Action by the council would raise wages for an estimated 56,000 people – nearly a third of the city’s workforce – who earn less than $15 an hour.
Rosalio Vences, a janitor at a Target store in St. Paul, is among them. The cleaning contractor he works for has raised his pay just once – from $11 to $11.25 per hour – in the nearly three years Vences has been on the job. Lately, he said, the boss has been cutting hours off his scheduled shifts, too.
“But they always give us a raise in workload,” Vences said. “We always have more work to do, faster and faster.”
With the extra money he’d be earning with a $15 minimum wage, Vences could afford to move out of the room he rents in someone else’s home and get his own place. “With our current wages, we can’t afford to pay our rent and our bills,” he said.
Servers like Erin Lynch also praised the proposed ordinance, which would not carve out a lower wage for workers who earn tips. The question of whether to include a so-called “tip adjustment” has been a focus of debate, but Lynch said earning a livable wage makes servers more likely to stand up to harassment from customers and managers who “wave the prospect of a tip over your head.”
Restaurant workers experience sexual harassment on the job more frequently than workers in any other industry. A 2014 report by the Restaurant Opportunities Center United found 9 of 10 women working in the industry had experienced sexual harassment on the job, and so had 7 of 10 men. Sexual harassment is more prevalent, the report found, in states that allow servers and bartenders to be paid less than minimum wage.

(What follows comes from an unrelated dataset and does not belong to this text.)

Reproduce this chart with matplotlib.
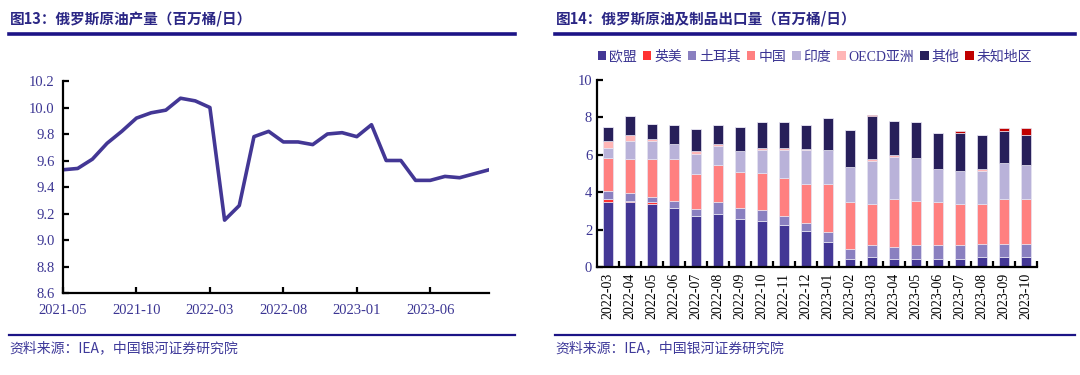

“It’s really demoralizing that me and my coworkers have to put up with this stuff every day, to varying amounts,” Lynch said. “A $15 an hour minimum wage would alleviate this and would lessen my dependence on tips. It puts me in a better position to stand up for my dignity.”

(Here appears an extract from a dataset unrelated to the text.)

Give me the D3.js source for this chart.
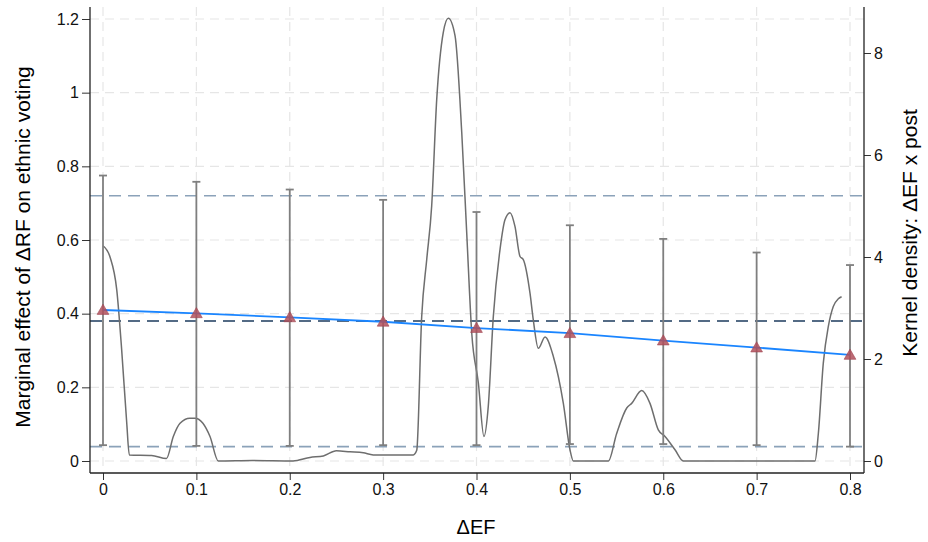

The ordinance, as currently drafted, would take effect in 2020, and would affect employers differently based on their size.
Large businesses – those with more than 100 workers – would be required to pay $15 per hour by July 1, 2023. Workers at small businesses would reach $15 by July 1, 2026. Microbusinesses – those with five or fewer employees – would have two more years to phase in the full minimum wage, which would adjust annually for inflation.
The ordinance also would put the city’s own employees on track to earn $15 by July 1, 2022.
The Met Council’s most recent analysis of census data shows 40.8 percent of St. Paul residents live in poverty, a higher rate than any other metro-area community.
“We’re so grateful to the mayor for having listened to our words to help bring change with our employers,” Vences, a member of the Twin Cities worker center CTUL, said. “For so long we’ve been lifting our voices to say we need a raise to $15 an hour.”